Copy out every line exactly as given.
** begin SUPPLIED MATERIAL **
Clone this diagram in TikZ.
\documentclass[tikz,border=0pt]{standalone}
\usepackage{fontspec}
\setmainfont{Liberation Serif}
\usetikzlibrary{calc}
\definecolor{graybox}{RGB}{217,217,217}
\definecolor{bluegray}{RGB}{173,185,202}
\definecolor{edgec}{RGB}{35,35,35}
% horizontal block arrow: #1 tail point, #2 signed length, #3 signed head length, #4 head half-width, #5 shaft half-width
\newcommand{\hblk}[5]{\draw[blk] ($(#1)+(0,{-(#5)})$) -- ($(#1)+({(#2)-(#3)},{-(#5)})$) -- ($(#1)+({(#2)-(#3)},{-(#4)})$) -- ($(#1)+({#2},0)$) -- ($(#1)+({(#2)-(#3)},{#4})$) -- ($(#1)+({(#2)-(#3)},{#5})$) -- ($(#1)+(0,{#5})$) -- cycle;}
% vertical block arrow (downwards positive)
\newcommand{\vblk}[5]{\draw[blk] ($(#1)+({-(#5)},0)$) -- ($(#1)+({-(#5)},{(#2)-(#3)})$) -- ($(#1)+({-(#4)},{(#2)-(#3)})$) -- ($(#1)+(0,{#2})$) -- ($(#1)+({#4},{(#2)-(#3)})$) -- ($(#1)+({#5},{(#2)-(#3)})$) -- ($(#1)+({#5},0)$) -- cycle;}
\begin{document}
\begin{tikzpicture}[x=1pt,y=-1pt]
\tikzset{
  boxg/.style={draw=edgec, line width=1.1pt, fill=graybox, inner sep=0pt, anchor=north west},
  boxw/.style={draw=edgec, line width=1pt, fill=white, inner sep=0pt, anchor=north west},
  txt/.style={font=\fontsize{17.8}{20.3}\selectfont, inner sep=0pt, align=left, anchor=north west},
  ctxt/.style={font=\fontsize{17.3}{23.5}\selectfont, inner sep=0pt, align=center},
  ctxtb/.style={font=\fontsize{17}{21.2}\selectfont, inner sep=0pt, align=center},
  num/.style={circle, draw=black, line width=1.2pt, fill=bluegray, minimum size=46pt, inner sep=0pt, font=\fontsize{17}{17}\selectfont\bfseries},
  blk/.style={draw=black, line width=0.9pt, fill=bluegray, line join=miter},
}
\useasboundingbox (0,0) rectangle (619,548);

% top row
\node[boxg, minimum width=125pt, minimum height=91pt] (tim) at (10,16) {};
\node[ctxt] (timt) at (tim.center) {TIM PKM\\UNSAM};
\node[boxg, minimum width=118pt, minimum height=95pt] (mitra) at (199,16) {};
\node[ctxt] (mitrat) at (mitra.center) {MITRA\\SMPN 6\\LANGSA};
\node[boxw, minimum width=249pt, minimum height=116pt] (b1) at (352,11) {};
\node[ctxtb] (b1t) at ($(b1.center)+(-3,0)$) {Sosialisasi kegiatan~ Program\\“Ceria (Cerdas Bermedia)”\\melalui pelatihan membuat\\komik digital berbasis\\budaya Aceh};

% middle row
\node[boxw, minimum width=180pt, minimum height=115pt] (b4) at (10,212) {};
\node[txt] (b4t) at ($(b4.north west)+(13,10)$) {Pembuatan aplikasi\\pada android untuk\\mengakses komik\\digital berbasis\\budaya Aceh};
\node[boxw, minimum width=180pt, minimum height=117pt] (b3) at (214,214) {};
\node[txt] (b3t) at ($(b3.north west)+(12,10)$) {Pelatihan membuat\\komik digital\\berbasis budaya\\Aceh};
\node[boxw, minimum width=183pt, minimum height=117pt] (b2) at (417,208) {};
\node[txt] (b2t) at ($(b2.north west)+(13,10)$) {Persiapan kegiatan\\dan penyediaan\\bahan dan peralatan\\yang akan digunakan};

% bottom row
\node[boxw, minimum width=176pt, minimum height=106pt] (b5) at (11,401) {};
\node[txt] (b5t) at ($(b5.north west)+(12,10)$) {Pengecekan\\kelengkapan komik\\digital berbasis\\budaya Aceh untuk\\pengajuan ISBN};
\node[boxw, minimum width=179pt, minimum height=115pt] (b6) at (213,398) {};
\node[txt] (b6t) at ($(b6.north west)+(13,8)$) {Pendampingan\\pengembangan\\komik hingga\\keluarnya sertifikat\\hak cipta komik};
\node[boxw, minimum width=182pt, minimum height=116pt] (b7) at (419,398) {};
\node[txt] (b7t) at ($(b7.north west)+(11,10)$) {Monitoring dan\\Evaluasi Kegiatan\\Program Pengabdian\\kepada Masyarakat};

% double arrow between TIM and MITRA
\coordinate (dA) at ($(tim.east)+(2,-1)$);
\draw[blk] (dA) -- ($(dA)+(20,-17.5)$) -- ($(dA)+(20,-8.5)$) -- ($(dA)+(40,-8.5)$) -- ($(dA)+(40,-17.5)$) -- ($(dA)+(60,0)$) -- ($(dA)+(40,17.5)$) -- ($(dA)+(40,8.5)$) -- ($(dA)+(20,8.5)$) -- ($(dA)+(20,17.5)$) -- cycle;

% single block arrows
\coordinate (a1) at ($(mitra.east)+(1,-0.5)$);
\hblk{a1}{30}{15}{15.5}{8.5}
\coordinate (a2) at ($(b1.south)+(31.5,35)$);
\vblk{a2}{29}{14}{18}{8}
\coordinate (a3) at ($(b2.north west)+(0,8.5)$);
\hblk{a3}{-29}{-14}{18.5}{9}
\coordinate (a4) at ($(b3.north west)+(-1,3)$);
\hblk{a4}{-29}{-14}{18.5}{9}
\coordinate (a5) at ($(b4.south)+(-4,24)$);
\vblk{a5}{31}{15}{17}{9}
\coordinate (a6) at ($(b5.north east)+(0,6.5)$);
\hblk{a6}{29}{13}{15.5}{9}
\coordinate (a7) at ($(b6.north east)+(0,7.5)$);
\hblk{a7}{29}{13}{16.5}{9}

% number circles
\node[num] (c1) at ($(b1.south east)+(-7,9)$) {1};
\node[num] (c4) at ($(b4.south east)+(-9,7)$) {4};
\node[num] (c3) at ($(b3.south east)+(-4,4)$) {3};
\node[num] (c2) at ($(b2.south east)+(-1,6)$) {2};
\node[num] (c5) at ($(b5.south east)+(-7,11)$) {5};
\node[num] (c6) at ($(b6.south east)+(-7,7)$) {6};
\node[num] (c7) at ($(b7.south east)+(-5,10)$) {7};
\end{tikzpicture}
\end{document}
** end SUPPLIED MATERIAL **
RESPONSE TO THE EXERCISE »
Clone this diagram in TikZ.
\documentclass[tikz,border=0pt]{standalone}
\usepackage{fontspec}
\setmainfont{Liberation Serif}
\usetikzlibrary{calc}
\definecolor{graybox}{RGB}{217,217,217}
\definecolor{bluegray}{RGB}{173,185,202}
\definecolor{edgec}{RGB}{35,35,35}
% horizontal block arrow: #1 tail point, #2 signed length, #3 signed head length, #4 head half-width, #5 shaft half-width
\newcommand{\hblk}[5]{\draw[blk] ($(#1)+(0,{-(#5)})$) -- ($(#1)+({(#2)-(#3)},{-(#5)})$) -- ($(#1)+({(#2)-(#3)},{-(#4)})$) -- ($(#1)+({#2},0)$) -- ($(#1)+({(#2)-(#3)},{#4})$) -- ($(#1)+({(#2)-(#3)},{#5})$) -- ($(#1)+(0,{#5})$) -- cycle;}
% vertical block arrow (downwards positive)
\newcommand{\vblk}[5]{\draw[blk] ($(#1)+({-(#5)},0)$) -- ($(#1)+({-(#5)},{(#2)-(#3)})$) -- ($(#1)+({-(#4)},{(#2)-(#3)})$) -- ($(#1)+(0,{#2})$) -- ($(#1)+({#4},{(#2)-(#3)})$) -- ($(#1)+({#5},{(#2)-(#3)})$) -- ($(#1)+({#5},0)$) -- cycle;}
\begin{document}
\begin{tikzpicture}[x=1pt,y=-1pt]
\tikzset{
  boxg/.style={draw=edgec, line width=1.1pt, fill=graybox, inner sep=0pt, anchor=north west},
  boxw/.style={draw=edgec, line width=1pt, fill=white, inner sep=0pt, anchor=north west},
  txt/.style={font=\fontsize{17.8}{20.3}\selectfont, inner sep=0pt, align=left, anchor=north west},
  ctxt/.style={font=\fontsize{17.3}{23.5}\selectfont, inner sep=0pt, align=center},
  ctxtb/.style={font=\fontsize{17}{21.2}\selectfont, inner sep=0pt, align=center},
  num/.style={circle, draw=black, line width=1.2pt, fill=bluegray, minimum size=46pt, inner sep=0pt, font=\fontsize{17}{17}\selectfont\bfseries},
  blk/.style={draw=black, line width=0.9pt, fill=bluegray, line join=miter},
}
\useasboundingbox (0,0) rectangle (619,548);

% top row
\node[boxg, minimum width=125pt, minimum height=91pt] (tim) at (10,16) {};
\node[ctxt] (timt) at (tim.center) {TIM PKM\\UNSAM};
\node[boxg, minimum width=118pt, minimum height=95pt] (mitra) at (199,16) {};
\node[ctxt] (mitrat) at (mitra.center) {MITRA\\SMPN 6\\LANGSA};
\node[boxw, minimum width=249pt, minimum height=116pt] (b1) at (352,11) {};
\node[ctxtb] (b1t) at ($(b1.center)+(-3,0)$) {Sosialisasi kegiatan~ Program\\“Ceria (Cerdas Bermedia)”\\melalui pelatihan membuat\\komik digital berbasis\\budaya Aceh};

% middle row
\node[boxw, minimum width=180pt, minimum height=115pt] (b4) at (10,212) {};
\node[txt] (b4t) at ($(b4.north west)+(13,10)$) {Pembuatan aplikasi\\pada android untuk\\mengakses komik\\digital berbasis\\budaya Aceh};
\node[boxw, minimum width=180pt, minimum height=117pt] (b3) at (214,214) {};
\node[txt] (b3t) at ($(b3.north west)+(12,10)$) {Pelatihan membuat\\komik digital\\berbasis budaya\\Aceh};
\node[boxw, minimum width=183pt, minimum height=117pt] (b2) at (417,208) {};
\node[txt] (b2t) at ($(b2.north west)+(13,10)$) {Persiapan kegiatan\\dan penyediaan\\bahan dan peralatan\\yang akan digunakan};

% bottom row
\node[boxw, minimum width=176pt, minimum height=106pt] (b5) at (11,401) {};
\node[txt] (b5t) at ($(b5.north west)+(12,10)$) {Pengecekan\\kelengkapan komik\\digital berbasis\\budaya Aceh untuk\\pengajuan ISBN};
\node[boxw, minimum width=179pt, minimum height=115pt] (b6) at (213,398) {};
\node[txt] (b6t) at ($(b6.north west)+(13,8)$) {Pendampingan\\pengembangan\\komik hingga\\keluarnya sertifikat\\hak cipta komik};
\node[boxw, minimum width=182pt, minimum height=116pt] (b7) at (419,398) {};
\node[txt] (b7t) at ($(b7.north west)+(11,10)$) {Monitoring dan\\Evaluasi Kegiatan\\Program Pengabdian\\kepada Masyarakat};

% double arrow between TIM and MITRA
\coordinate (dA) at ($(tim.east)+(2,-1)$);
\draw[blk] (dA) -- ($(dA)+(20,-17.5)$) -- ($(dA)+(20,-8.5)$) -- ($(dA)+(40,-8.5)$) -- ($(dA)+(40,-17.5)$) -- ($(dA)+(60,0)$) -- ($(dA)+(40,17.5)$) -- ($(dA)+(40,8.5)$) -- ($(dA)+(20,8.5)$) -- ($(dA)+(20,17.5)$) -- cycle;

% single block arrows
\coordinate (a1) at ($(mitra.east)+(1,-0.5)$);
\hblk{a1}{30}{15}{15.5}{8.5}
\coordinate (a2) at ($(b1.south)+(31.5,35)$);
\vblk{a2}{29}{14}{18}{8}
\coordinate (a3) at ($(b2.north west)+(0,8.5)$);
\hblk{a3}{-29}{-14}{18.5}{9}
\coordinate (a4) at ($(b3.north west)+(-1,3)$);
\hblk{a4}{-29}{-14}{18.5}{9}
\coordinate (a5) at ($(b4.south)+(-4,24)$);
\vblk{a5}{31}{15}{17}{9}
\coordinate (a6) at ($(b5.north east)+(0,6.5)$);
\hblk{a6}{29}{13}{15.5}{9}
\coordinate (a7) at ($(b6.north east)+(0,7.5)$);
\hblk{a7}{29}{13}{16.5}{9}

% number circles
\node[num] (c1) at ($(b1.south east)+(-7,9)$) {1};
\node[num] (c4) at ($(b4.south east)+(-9,7)$) {4};
\node[num] (c3) at ($(b3.south east)+(-4,4)$) {3};
\node[num] (c2) at ($(b2.south east)+(-1,6)$) {2};
\node[num] (c5) at ($(b5.south east)+(-7,11)$) {5};
\node[num] (c6) at ($(b6.south east)+(-7,7)$) {6};
\node[num] (c7) at ($(b7.south east)+(-5,10)$) {7};
\end{tikzpicture}
\end{document}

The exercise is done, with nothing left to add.